2) Make it difficult, but desirably so. Spreading out quizzes during the unit/project/semester adheres to the spacing effect of studying. Ironically—not to mention frustratingly—students who forget a huge chunk of what they’ve just learned, especially a brand-new concept or topic, are demonstrating healthy cognitive behavior. One of the keys to effective spacing stems from realizing that 90 percent of what is learned is forgotten within a day of learning it. Instead of freaking out, spread out study activities and practices over time to increase retention.

Let’s be up front with our students and use testing as a tool. The harder we work to retrieve a memory, the greater our increase in retrieval and storage strength, which means greater learning! This is called desirable difficulty. For both higher retrieval and storage strength of information, there needs to be some forgetting—some breakdown which forces the brain to work harder to dig up a memory or skill. This makes retrieval intentional and demands continual adjustments for specific problem-solving contexts. Students are subsequently more discerning as they determine which information to apply or revisit. Discerning the best skills, content, or other information to apply is the art of transfer, one of the primary indicators that learning has occurred.

To do: Schedule and space out quizzes just long enough for students to forget a little, or create questions that require synthesis of multiple ideas. Provide myriad problems and opportunities for them to apply their information discerningly. Mix it up skill-wise and content-wise, and even change their physical spaces with sensory changes—new smells, sounds, and visuals—so that their encoding is richer. Research shows better results from recalling information from memory than from merely recognizing the correct answer. Ask students to tell you how and why immediate recall in the form of tests can be an effective learning device.

3) Make students work. Retrieval leads to reconsolidation of memories. No single memory, once retrieved, is ever the same again. When students work to retrieve a memory, it alters what they remember and changes how it is organized later in the mind because multiple retrieval routes to the information are created. This is known as reconsolidation. Simply rereading a text has shown to be the least effective means of learning or studying—yet this is what we all seem to rely on!

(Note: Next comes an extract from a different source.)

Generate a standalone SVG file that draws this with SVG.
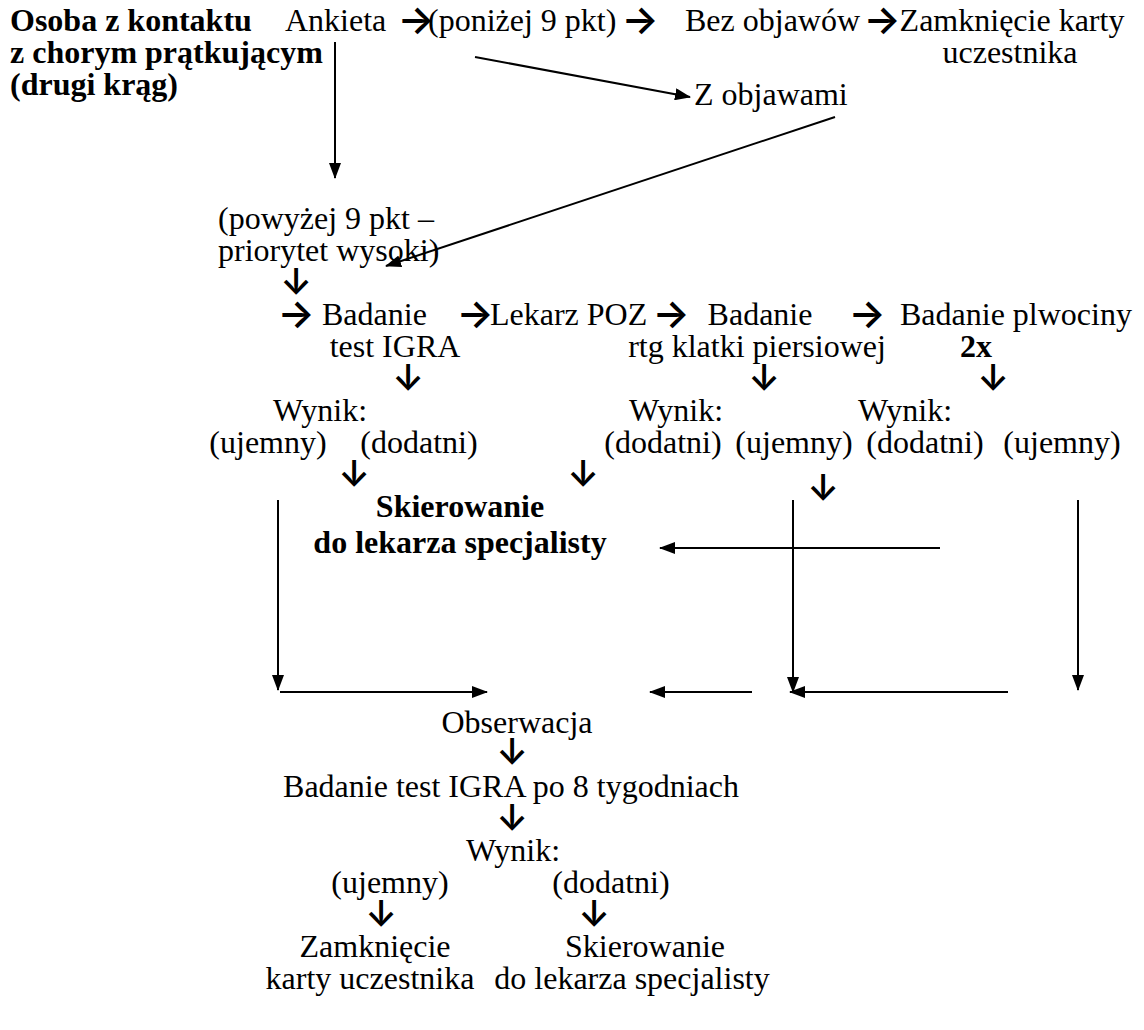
<svg xmlns="http://www.w3.org/2000/svg" width="1144" height="1030" viewBox="0 0 1144 1030">
<defs>
<style>
text{font-family:"Liberation Serif","Times New Roman",serif;font-size:32px;fill:#000}
.b{font-weight:bold}
.m{text-anchor:middle}
.ar{font-family:Inter,"Noto Sans",sans-serif;font-size:39px;font-weight:600;text-anchor:middle}
.dn{font-family:Inter,"Noto Sans",sans-serif;font-size:36px;font-weight:600;text-anchor:middle}
.ln{stroke:#000;stroke-width:2;fill:none}
</style>
<marker id="ah" markerWidth="16" markerHeight="12" refX="15" refY="6" orient="auto" markerUnits="userSpaceOnUse">
<path d="M0,0 L16,6 L0,12 Z" fill="#000"/>
</marker>
</defs>
<rect width="1144" height="1030" fill="#fff"/>
<g id="connectors">
<line class="ln" x1="335" y1="42" x2="335" y2="178" marker-end="url(#ah)"/>
<line class="ln" x1="475" y1="57" x2="690" y2="97" marker-end="url(#ah)"/>
<line class="ln" x1="835" y1="117" x2="386" y2="266" marker-end="url(#ah)"/>
<line class="ln" x1="940" y1="548" x2="660" y2="548" marker-end="url(#ah)"/>
<line class="ln" x1="278" y1="500" x2="278" y2="690" marker-end="url(#ah)"/>
<line class="ln" x1="793" y1="500" x2="793" y2="692" marker-end="url(#ah)"/>
<line class="ln" x1="1078" y1="500" x2="1078" y2="690" marker-end="url(#ah)"/>
<line class="ln" x1="280" y1="692" x2="487" y2="692" marker-end="url(#ah)"/>
<line class="ln" x1="752" y1="692" x2="650" y2="692" marker-end="url(#ah)"/>
<line class="ln" x1="1008" y1="692" x2="790" y2="692" marker-end="url(#ah)"/>
</g>
<g id="start">
<text class="b" x="10" y="31">Osoba z kontaktu</text>
<text class="b" x="10" y="63">z chorym prątkującym</text>
<text class="b" x="10" y="95">(drugi krąg)</text>
</g>
<g id="ankieta"><text x="285" y="31">Ankieta</text><text class="ar" x="416" y="33">→</text></g>
<g id="ponizej"><text x="428" y="31">(poniżej 9 pkt)</text><text class="ar" x="640" y="33">→</text></g>
<g id="bez"><text x="685" y="31">Bez objawów</text><text class="ar" x="882" y="33">→</text></g>
<g id="zamkniecie1"><text class="m" x="1012" y="31">Zamknięcie karty</text><text class="m" x="1010" y="63">uczestnika</text></g>
<g id="zobjawami"><text x="694" y="105">Z objawami</text></g>
<g id="powyzej">
<text x="218" y="229">(powyżej 9 pkt –</text>
<text x="218" y="261">priorytet wysoki)</text>
<text class="dn" x="296" y="294">↓</text>
</g>
<g id="igra">
<text class="ar" x="296" y="327">→</text>
<text x="322" y="325">Badanie</text>
<text class="m" x="395" y="357">test IGRA</text>
<text class="dn" x="408" y="390">↓</text>
<text class="ar" x="475" y="327">→</text>
</g>
<g id="poz"><text x="490" y="325">Lekarz POZ</text><text class="ar" x="671" y="327">→</text></g>
<g id="rtg">
<text class="m" x="760" y="325">Badanie</text>
<text class="m" x="757" y="357">rtg klatki piersiowej</text>
<text class="dn" x="764" y="390">↓</text>
<text class="ar" x="867" y="327">→</text>
</g>
<g id="plwocina">
<text x="900" y="325">Badanie plwociny</text>
<text class="b m" x="976" y="357">2x</text>
<text class="dn" x="993" y="390">↓</text>
</g>
<g id="wynik1">
<text class="m" x="320" y="421">Wynik:</text>
<text class="m" x="268" y="453">(ujemny)</text>
<text class="m" x="419" y="453">(dodatni)</text>
<text class="dn" x="354" y="486">↓</text>
</g>
<g id="wynik2">
<text class="m" x="676" y="421">Wynik:</text>
<text class="m" x="663" y="453">(dodatni)</text>
<text class="m" x="794" y="453">(ujemny)</text>
<text class="dn" x="583" y="486">↓</text>
</g>
<g id="wynik3">
<text class="m" x="905" y="421">Wynik:</text>
<text class="m" x="925" y="453">(dodatni)</text>
<text class="m" x="1062" y="453">(ujemny)</text>
<text class="dn" x="823" y="500">↓</text>
</g>
<g id="skierowanie1">
<text class="b m" x="460" y="517">Skierowanie</text>
<text class="b m" x="460" y="553">do lekarza specjalisty</text>
</g>
<g id="obserwacja">
<text class="m" x="517" y="733">Obserwacja</text>
<text class="dn" x="512" y="764">↓</text>
</g>
<g id="igra8">
<text class="m" x="511" y="797">Badanie test IGRA po 8 tygodniach</text>
<text class="dn" x="512" y="830">↓</text>
</g>
<g id="wynik4">
<text class="m" x="513" y="861">Wynik:</text>
<text class="m" x="390" y="893">(ujemny)</text>
<text class="m" x="611" y="893">(dodatni)</text>
<text class="dn" x="381" y="926">↓</text>
<text class="dn" x="594" y="926">↓</text>
</g>
<g id="zamkniecie2">
<text class="m" x="375" y="957">Zamknięcie</text>
<text class="m" x="370" y="989">karty uczestnika</text>
</g>
<g id="skierowanie2">
<text class="m" x="645" y="957">Skierowanie</text>
<text class="m" x="632" y="989">do lekarza specjalisty</text>
</g>
</svg>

Learners can be easily fooled by the fluency illusion—the ease with which you call a fact to mind. Re-reading text and thinking you’ve “got this” because you know what comes next isn’t the same as hiding the answers and recalling them from memory. Ironically, the easier it is to call forth facts, the smaller your increase in learning, unless that ease comes after a delay. Repeating facts right after you’ve learned them has no added memory benefit, unless there is effort attached.

This is why recitation has become the “new” darling of memorizing, even though it has been around a long, long time. Recitation is taking time during reading or learning to “recite” what you have learned, read, or discovered, from memory. Recitation is an intentional self-exam; not only does it drive home the idea of effective learning as a definitive skill, but we see once again how testing IS a powerful kind of studying tool.

“If you read a piece of text through twenty times, you will not learn it by heart so easily as if you read it ten times while attempting to recite from time to time and consult the text when your memory fails.” This quote is attributed to Francis Bacon, from 1620! So why haven’t we embraced recitation? Anyone who tries it can see that it works, but, well, it takes work.

To do: Find more stopping points for students to recite what they’ve learned. Try think-pair-share activities, visual notetaking, and quickwrites, but do them consistently. Reflecting together about why we are doing these skills is crucial, too, as well as encouraging students to use them in other contexts and classrooms. Contrasting information recall using re-reading versus recitation will also be useful for students to experience the difference firsthand.

As you embrace more testing, remember the following:

  • Be explicit with your students about each strategy—the how and the why.
  • Engage them as partners in learning, and share your own reflections along the way.
  • Talk to your students about each step, and tell them you’re trying something new.
  • Remind them that learning is an acquired skill, and there will be ups and downs.

Once students understand how to test themselves, space out their study times, vary their study locations, and be more mindful through recitation, they will become more confident learners. The strategies won’t work for everyone, but my goal is to plant seeds and inform every student I teach. These are life skills enmeshed in their everyday learning. We can’t always count on our students to study intentionally on their own, but we can guide them through it in class so they can experience it for themselves.

There is more—oh, there is so much more, but here is where you can start: a comprehensive pre-test followed by more explicit discussion about testing as a tool for learning (gasp!), and the need for desirable difficulty. Work to honor the inevitable forgetting but use strategies like recitation and spacing for bringing that knowledge back and reconsolidating to strengthen memories.

One month left, you say, before those other Tests-Which-Shall-Not-Be-Named? Yes. All the more reason to teach kids about their role in their own learning. Test their limits. Test their expectations. Test their thinking. Above all, test the learning process together. That’ll show you what they’re made of more than any single score ever will.